Little separating contenders in the Historic 2WD battle
The Historic 2WD battle at the Mark Cromie Motor Group International Rally of Whangarei was epic and literally came down to the last few corners of the final stage.
After trailing John Silcock through all of the two-day event’s stages, Anthony Jones managed to over-turn a 0.8 second deficit after the penultimate stage into a narrow class win.
Jones was able to carry two spare tyres in his Ford Escort while Silcock could only fit one spare in his Mazda RX7. That tyre advantage showed by the end of the event.
“He was just chipping away at the lead all day,” Silcock said. “The advantage of carrying two spare tyres was much greater on Sunday than it was during Saturday.
“Shane (Murland) and Jonesy were putting them on Sunday and they were 8-12 seconds a stage faster as a result.”
It was a bitter pill to swallow for Silcock, who had enjoyed a dominant day Saturday where he won the power stage and opened up a solid lead.
But the nature of Sunday’s roads played more to the advantage of the Escorts and while disappointed, Silcock enjoyed the battle.
“He’s such a good bugger so in a way I almost don’t mind as much. I’m really enjoying the battle and the camaraderie between us all. It is a great championship fight.”

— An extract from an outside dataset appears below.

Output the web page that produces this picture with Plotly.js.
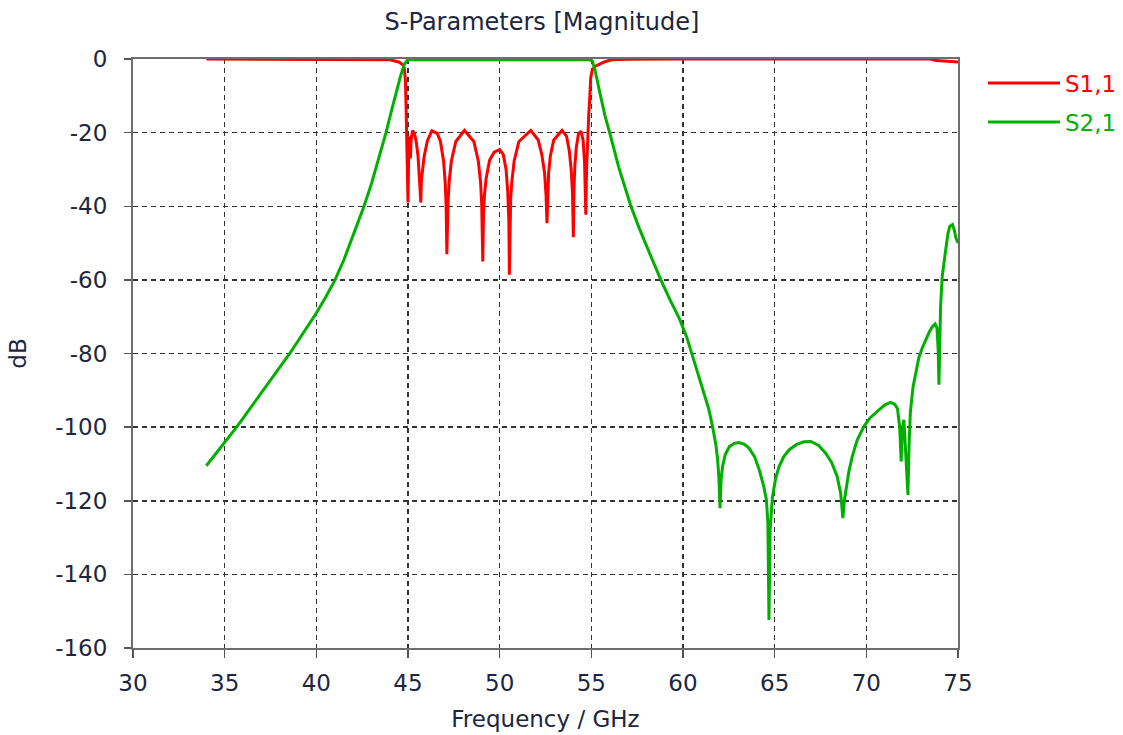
<!DOCTYPE html>
<html>
<head>
<meta charset="utf-8">
<script src="https://cdn.plot.ly/plotly-3.0.1.min.js"></script>
<style>html,body{margin:0;padding:0;background:#fff;}#chart{width:1123px;height:735px;}</style>
</head>
<body>
<div id="chart"></div>
<script>
// ---- S1,1 (reflection) ----
var freqS11 = [34.0, 36.0, 40.0, 43.0, 44.0, 44.5, 44.7, 44.8, 44.86, 44.9, 44.95, 45.0,
  45.03, 45.06, 45.1, 45.13, 45.17, 45.25, 45.35, 45.45, 45.55, 45.63, 45.68, 45.7,
  45.73, 45.79, 45.88, 46.06, 46.3, 46.6, 46.77, 46.94, 47.03, 47.08, 47.12,
  47.18, 47.24, 47.365, 47.61, 48.08, 48.59, 48.835, 48.96, 49.02, 49.08,
  49.12, 49.17, 49.26, 49.45, 49.7, 50.0, 50.2, 50.35, 50.44, 50.5, 50.53,
  50.57, 50.6, 50.66, 50.79, 51.05, 51.7, 52.1, 52.3, 52.45, 52.53, 52.58,
  52.62, 52.67, 52.76, 52.95, 53.4, 53.65, 53.8, 53.9, 53.97, 54.02,
  54.05, 54.1, 54.18, 54.3, 54.43, 54.55, 54.63, 54.68, 54.7,
  54.74, 54.8, 54.86, 54.92, 54.97, 55.05, 55.2, 55.4, 55.7, 56.1, 57.0,
  60.0, 65.0, 70.0, 73.5, 73.8, 74.2, 75.0];
var magS11 = [0, 0, 0, -0.05, -0.2, -0.8, -1.5, -2.5, -6, -14, -26, -39,
  -28, -21, -23, -27, -22, -19.4, -20.3, -22.5, -26.5, -32, -38, -39,
  -33, -30, -26.5, -22.2, -19.5, -20.2, -22.4, -27.7, -33.6, -40, -53,
  -39.6, -33.6, -27.7, -22.4, -19.4, -22.4, -27.7, -33.6, -39.6, -55,
  -42, -37, -32.5, -27.5, -25.3, -24.6, -26, -30, -36, -44, -58.6,
  -42, -38, -33.6, -27.7, -22.4, -19.4, -22, -26, -31, -37, -44.6,
  -36, -31, -26.5, -22, -19.4, -21, -25, -30, -36, -48.4,
  -36, -29, -24, -20.3, -19.6, -22, -28, -35, -42.3,
  -30, -20, -15, -10, -5, -3, -2, -1.5, -0.8, -0.2, -0.1,
  0, 0, 0, 0, -0.4, -0.6, -0.8];

// ---- S2,1 (transmission) ----
var freqS21 = [34.0, 34.5, 35.0, 35.65, 36.0, 36.5, 37.0, 37.5, 38.0, 38.55, 39.0, 39.5,
  40.0, 40.5, 41.0, 41.5, 42.0, 42.6, 43.0, 43.4, 43.8, 44.1, 44.4, 44.6, 44.8, 44.95,
  45.1, 50.0, 54.9, 55.05, 55.2, 55.5, 55.75, 56.0, 56.5, 57.16, 57.6, 58.2, 58.79,
  59.3, 59.79, 60.2, 60.52, 60.8, 61.16, 61.4, 61.61, 61.8, 61.89, 61.96, 62.02,
  62.08, 62.16, 62.3, 62.53, 62.8, 63.06, 63.35, 63.6, 63.9, 64.16, 64.4, 64.55,
  64.63, 64.69, 64.75, 64.88, 65.05, 65.24, 65.5, 65.78, 66.2, 66.6, 66.97, 67.4,
  67.78, 68.1, 68.41, 68.6, 68.72, 68.8, 68.87, 69.05, 69.23, 69.5, 69.87, 70.2,
  70.69, 71.0, 71.32, 71.55, 71.7, 71.82, 71.9, 71.97, 72.05, 72.12, 72.2, 72.27,
  72.33, 72.4, 72.55, 72.7, 72.87, 73.05, 73.23, 73.45, 73.6, 73.75, 73.85, 73.92,
  73.96, 74.0, 74.05, 74.14, 74.23, 74.33, 74.45, 74.55, 74.7, 74.8, 74.88, 75.0];
var magS21 = [-110.5, -107.4, -104.3, -100, -97.6, -94.2, -90.6, -87.2, -83.7, -80, -76.6, -72.9,
  -69, -64.8, -60.2, -54.6, -48.2, -40, -34, -27, -20, -14, -8, -4.5, -1.5, -0.4,
  -0.2, -0.1, -0.2, -0.5, -3, -10, -15.5, -20, -29.5, -40, -45.8, -53, -60,
  -65.5, -70.4, -75.5, -80.8, -85, -90.8, -95, -99.8, -105, -108.9, -114, -122,
  -114, -110.7, -107.5, -105.3, -104.4, -104.2, -104.7, -105.7, -108, -111.6, -116, -119.8,
  -126, -152.4, -128, -118.9, -114, -110.7, -108, -106.2, -104.7, -104, -103.9, -105,
  -107.1, -109.5, -113.4, -118, -124.7, -120, -117.9, -112, -108, -103.5, -99.8, -97.5,
  -95.3, -94, -93.3, -93.8, -95, -100, -109.3, -100, -98, -104, -110, -118.4,
  -105, -96, -89, -85, -81, -78.5, -76.3, -74, -72.7, -72, -73, -79,
  -88.5, -78, -67.2, -59, -55, -51.8, -47.5, -45.5, -45, -46.5, -48.5, -50];

var xTicks = [30, 35, 40, 45, 50, 55, 60, 65, 70, 75];
var yTicks = [0, -20, -40, -60, -80, -100, -120, -140, -160];

var FONT = 'DejaVu Sans, Verdana, sans-serif';
var TXT = '#1c2640';

var traces = [
  {x: freqS11, y: magS11, type: 'scatter', mode: 'lines',
   name: '<span style="color:#ff0000">S1,1</span>',
   line: {color: '#ff0000', width: 3}, legend: 'legend'},
  {x: freqS21, y: magS21, type: 'scatter', mode: 'lines',
   name: '<span style="color:#00b000">S2,1</span>',
   line: {color: '#00b000', width: 3}, legend: 'legend2'}
];

var gridStyle = {showgrid: true, gridcolor: '#333333', gridwidth: 1.5, griddash: '5px,4px'};

var layout = {
  width: 1123, height: 735,
  margin: {l: 133, r: 165, t: 59, b: 87, pad: 0},
  paper_bgcolor: '#ffffff', plot_bgcolor: '#ffffff',
  font: {family: FONT, size: 23, color: TXT},
  title: {text: 'S-Parameters [Magnitude]', font: {family: FONT, size: 24, color: TXT},
          x: 542 / 1123, xref: 'container', xanchor: 'center',
          y: 1 - 22 / 735, yref: 'container', yanchor: 'middle'},
  xaxis: Object.assign({
    range: [30, 75], tickmode: 'array', tickvals: xTicks, ticktext: xTicks.map(String),
    ticks: 'outside', ticklen: 8, tickwidth: 1.5, tickcolor: '#555',
    showline: true, linecolor: '#6e6e6e', linewidth: 2, mirror: true, zeroline: false,
    tickfont: {family: FONT, size: 23, color: TXT}, ticklabelstandoff: 5,
    title: {text: 'Frequency / GHz', font: {family: FONT, size: 23, color: TXT}, standoff: 16},
    automargin: false
  }, gridStyle),
  yaxis: Object.assign({
    range: [-160, 0], tickmode: 'array', tickvals: yTicks, ticktext: yTicks.map(String),
    ticks: 'outside', ticklen: 7, tickwidth: 1.5, tickcolor: '#555',
    showline: true, linecolor: '#6e6e6e', linewidth: 2, mirror: true, zeroline: false,
    tickfont: {family: FONT, size: 23, color: TXT}, ticklabelstandoff: 12,
    title: {text: 'dB', font: {family: FONT, size: 23, color: TXT}, standoff: 22},
    automargin: false
  }, gridStyle),
  showlegend: true,
  legend: {xref: 'container', yref: 'container', x: 983 / 1123, y: 1 - 83 / 735,
           xanchor: 'left', yanchor: 'middle', itemwidth: 72, bgcolor: 'rgba(0,0,0,0)',
           font: {family: FONT, size: 23}},
  legend2: {xref: 'container', yref: 'container', x: 983 / 1123, y: 1 - 122 / 735,
           xanchor: 'left', yanchor: 'middle', itemwidth: 72, bgcolor: 'rgba(0,0,0,0)',
           font: {family: FONT, size: 23}}
};

Plotly.newPlot('chart', traces, layout, {displayModeBar: false, staticPlot: true});
</script>
</body>
</html>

With the championship heading south next month for Rally South Canterbury, the expectation is Silcock and his Mazda will have the advantage swing back their way.
He opened up a healthy lead before a small issue cost him a likely rally win.
“If it was the same South Canterbury as last year I would feel more confident but being more near Waimate – I’m not sure the outright speed will be as big a factor,” Silcock explained.
“I’m not sure it will be such an advantage.
“The beauty of it is that our car is way easier to drive this year. We made some changes and it has made it more enjoyable to drive on most events.”
Thanks to victory in the season-opening Otago Rally, Silcock has a 14-point advantage over Jones heading to South Canterbury.